Hardly any new office buildings, hotels and malls are being built. But new construction is not where the action is. Instead, the big trend in commercial real estate is refinancings. Between now and 2018, trillions of dollars in loans used to finance properties will mature and have to refinanced.
The big refinancing wave has already started to form. According to consulting firm Deloitte Touche, 64 percent more commercial mortgages were originated in 2011, with a big increase expected for 2012 (the MBA origination index was up 25 percent in second-quarter 2012).
Life insurance companies, government agencies, and banks are stepping all over themselves to refinance commercial real estate (CRE) loans, especially those on core properties. Retail properties reported the highest growth in new mortgage originations, up more than 55 percent second-quarter 2012.
At the same time, rent and vacancy levels are stabilizing across property types, which will provide a respite for landlords and mortgage issuers alike.
Walker & Dunlop (NYSE: WD) is a leading commercial real estate finance company, focused on multifamily dwellings (apartments, retirement communities and student housing), as well as hospitals. W&D finances its operations with capital from life insurance companies, banks, pension funds, and specialty finance companies. It also generates revenue by providing advisory, asset management, and investment-management services to clients, including interim financing.
Based in Bethesda, Md., W&D is relatively small (400 employees), considering its large market presence: the firm expects to originate close to $7 billion in commercial mortgages in 2012, and around $9 billion in 2013, making it one of the largest commercial mortgage lenders in the country. And W&D is still run by the family that started it 75 years ago, recently under the guidance of CEO, Chairman and President Willy Walker.
W&D reported phenomenal third-quarter 2012 results, with a triple-digit advance in both adjusted net income and total revenue, which more than doubled to around $70 million, from the year-earlier period. This increase was driven by a 141 percent jump in loan originations, and a 52 percent increase in mortgage-servicing fee income. Adjusted net income increased 135 percent to $14.3 million, or $0.56 per diluted share.
W&D’s loan-servicing portfolio totaled about $34 billion at the end of September, more than double its size the year before. That is mostly due to the acquisition of CWCapital, completed in September 2012, through which Walker & Dunlop acquired the right to service $14.5 billion in mortgage loans.

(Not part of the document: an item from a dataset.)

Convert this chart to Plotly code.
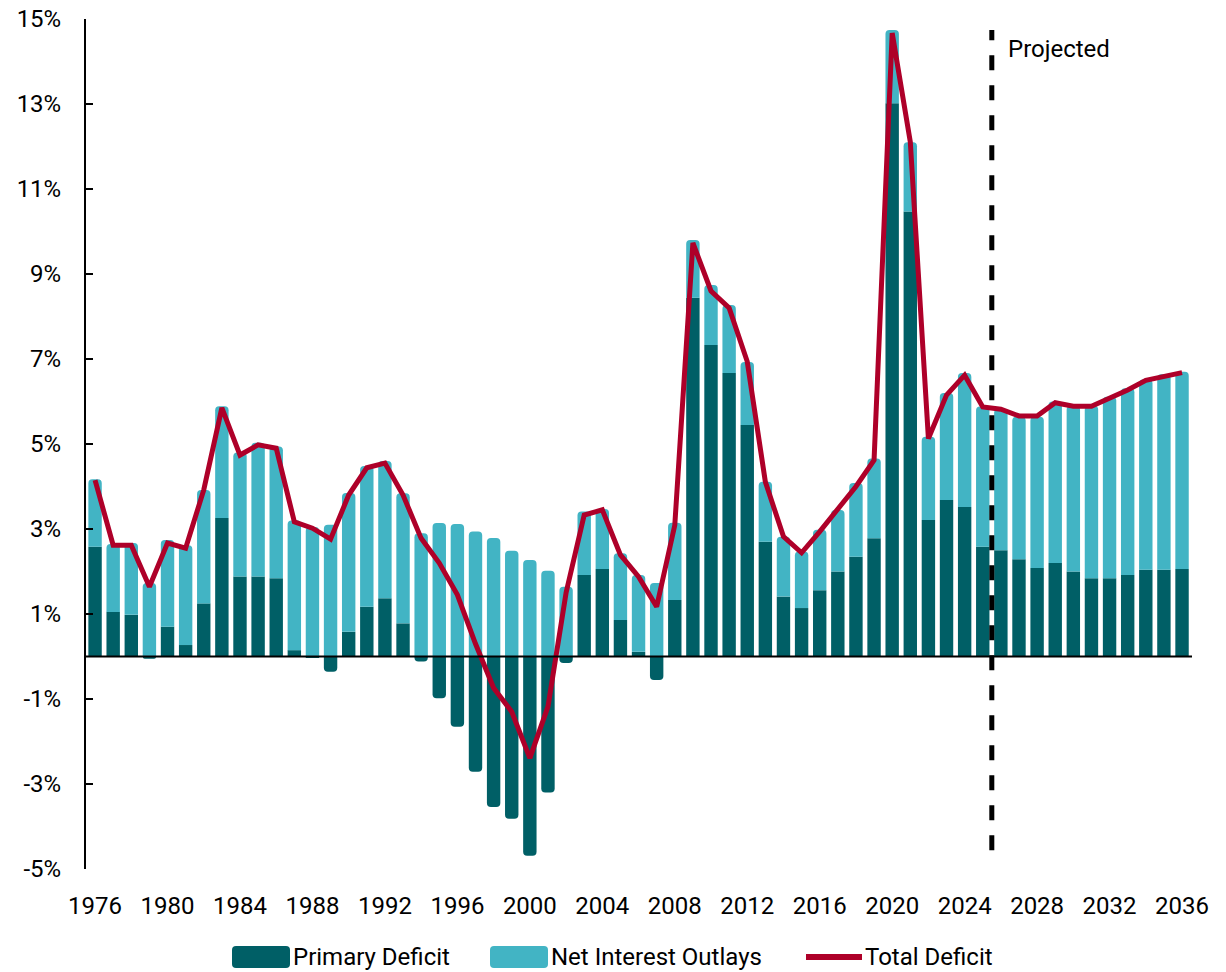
import plotly.graph_objects as go

years = list(range(1976, 2037))

# % of GDP
primary_deficit = [
    2.58, 1.05, 0.98, -0.05, 0.70, 0.27, 1.25, 3.26, 1.88, 1.88,
    1.84, 0.15, -0.02, -0.36, 0.58, 1.17, 1.37, 0.78, -0.12, -0.98,
    -1.65, -2.71, -3.54, -3.82, -4.69, -3.20, -0.15, 1.92, 2.06, 0.86,
    0.11, -0.55, 1.33, 8.44, 7.33, 6.67, 5.45, 2.70, 1.41, 1.14,
    1.56, 2.00, 2.35, 2.78, 13.02, 10.47, 3.21, 3.68, 3.52, 2.58,
    2.50, 2.29, 2.08, 2.20, 2.00, 1.84, 1.84, 1.92, 2.04, 2.04,
    2.06,
]
net_interest = [
    1.59, 1.60, 1.69, 1.73, 2.04, 2.35, 2.67, 2.63, 2.92, 3.15,
    3.10, 3.05, 3.05, 3.10, 3.27, 3.31, 3.23, 3.06, 2.90, 3.14,
    3.12, 2.94, 2.79, 2.49, 2.27, 2.02, 1.64, 1.49, 1.41, 1.57,
    1.81, 1.73, 1.82, 1.36, 1.41, 1.60, 1.48, 1.41, 1.41, 1.33,
    1.42, 1.45, 1.73, 1.88, 1.72, 1.63, 1.96, 2.52, 3.15, 3.30,
    3.33, 3.35, 3.56, 3.80, 3.90, 4.06, 4.27, 4.39, 4.48, 4.60,
    4.64,
]
total_deficit = [
    4.15, 2.62, 2.62, 1.64, 2.67, 2.55, 3.92, 5.85, 4.74, 4.98,
    4.90, 3.17, 3.02, 2.76, 3.80, 4.44, 4.55, 3.80, 2.78, 2.20,
    1.45, 0.30, -0.74, -1.30, -2.39, -1.18, 1.50, 3.33, 3.45, 2.39,
    1.88, 1.17, 3.09, 9.73, 8.60, 8.20, 6.94, 4.11, 2.82, 2.44,
    2.94, 3.45, 4.00, 4.62, 14.67, 12.11, 5.13, 6.15, 6.62, 5.87,
    5.82, 5.66, 5.66, 5.97, 5.89, 5.89, 6.08, 6.27, 6.50, 6.60,
    6.68,
]
x_ticks = list(range(1976, 2037, 4))
y_ticks = list(range(-5, 16, 2))
y_labels = [f"{v}%" for v in y_ticks]
legend_names = ["Primary Deficit", "Net Interest Outlays", "Total Deficit"]

DARK = "#005F66"
LIGHT = "#42B4C4"
RED = "#AE0029"

fig = go.Figure()
fig.add_trace(go.Bar(x=years, y=primary_deficit, name=legend_names[0],
                     marker=dict(color=DARK, line=dict(width=0)), width=0.74))
fig.add_trace(go.Bar(x=years, y=net_interest, name=legend_names[1],
                     marker=dict(color=LIGHT, line=dict(width=0)), width=0.74))
fig.add_trace(go.Scatter(x=years, y=total_deficit, name=legend_names[2], mode="lines",
                         line=dict(color=RED, width=5)))

# zero line and projection marker
fig.add_shape(type="line", xref="paper", yref="y", x0=0, x1=1, y0=0, y1=0,
              line=dict(color="black", width=2))
fig.add_shape(type="line", xref="x", yref="paper", x0=2025.5, x1=2025.5, y0=0.022, y1=0.987,
              line=dict(color="black", width=5, dash="dash"))
fig.add_annotation(x=2025.5, y=14.3, xref="x", yref="y", text="Projected",
                   showarrow=False, xanchor="left", xshift=14,
                   font=dict(size=24, color="black"))

# the page adds an 8px body margin, so margins are shifted by that much
W, H = 1226, 972
OFF = 8
ML, MT, MR, MB = 78, 11, 42, 111
PW, PH = W - ML - MR, H - MT - MB

# legend drawn by hand to get the wide rounded swatches (screen px -> paper)
def px(x):
    return (x - OFF - ML) / PW
def py(y):
    return (H - MB - (y - OFF)) / PH

def rounded_rect(x0, x1, y0, y1, rx, ry):
    return (f"M{x0+rx},{y0} L{x1-rx},{y0} Q{x1},{y0} {x1},{y0+ry} L{x1},{y1-ry} "
            f"Q{x1},{y1} {x1-rx},{y1} L{x0+rx},{y1} Q{x0},{y1} {x0},{y1-ry} "
            f"L{x0},{y0+ry} Q{x0},{y0} {x0+rx},{y0} Z")

leg_y = 957
for name, color, sx in [(legend_names[0], DARK, 232), (legend_names[1], LIGHT, 490)]:
    fig.add_shape(type="path", xref="paper", yref="paper", layer="above",
                  path=rounded_rect(px(sx), px(sx + 58), py(leg_y + 11), py(leg_y - 11),
                                    4 / PW, 4 / PH),
                  fillcolor=color, line=dict(width=0))
    fig.add_annotation(x=px(sx + 59), y=py(leg_y), xref="paper", yref="paper", text=name,
                       showarrow=False, xanchor="left", yanchor="middle", font=dict(size=24))
fig.add_shape(type="line", xref="paper", yref="paper", x0=px(806), x1=px(862),
              y0=py(leg_y), y1=py(leg_y), line=dict(color=RED, width=6))
fig.add_annotation(x=px(863), y=py(leg_y), xref="paper", yref="paper", text=legend_names[2],
                   showarrow=False, xanchor="left", yanchor="middle", font=dict(size=24))

fig.update_layout(
    width=W, height=H,
    barmode="relative",
    barcornerradius=4,
    plot_bgcolor="white", paper_bgcolor="white",
    font=dict(family="Roboto, Arial, sans-serif", size=24, color="black"),
    margin=dict(l=ML, r=MR, t=MT, b=MB, autoexpand=False),
    showlegend=False,
)
fig.update_xaxes(range=[1975.5, 2036.55], tickvals=x_ticks, showgrid=False,
                 showline=False, zeroline=False, ticks="", ticklabelstandoff=20,
                 ticklabeloverflow="allow", tickfont=dict(size=24))
fig.update_yaxes(range=[-5, 15], tickvals=y_ticks, ticktext=y_labels, showgrid=False,
                 showline=True, linecolor="black", linewidth=2, ticks="inside",
                 ticklen=7, tickwidth=2, tickcolor="black", zeroline=False,
                 ticklabelstandoff=18, ticklabeloverflow="allow", tickfont=dict(size=24))

fig.write_html("out.html")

Servicing fees totaled $13.3 million for third-quarter 2012, up 52 percent from the year before. The increase in was due to organic growth, as well as one month of servicing fees from CWCapital.
Half Way to the Top
W&D is a small stock, with a market capitalization of around $565 million recently. The shares are up close to 37 percent in the past year. But we think Walker & Dunlop has more room to run. The consensus earning estimate for 2013 is $2.20 per share, a 16 percent increase. Based on that, W&D is trading for a relatively low 9 times forward earnings. Long-term debt is relatively low at 24 percent of equity, and the price-to-book value ratio is just over 1.
Furthermore, W&D’s price-to-estimated growth (PEG) ratio is 0.74, based on five-year estimated earnings growth of 11.7 percent. If W&D were fairly valued, the PEG should be at 1.0.
Based on a price-earnings ratio of 10, our 12-month price target for Walker & Dunlop is $22, a 35 percent increase from recent levels.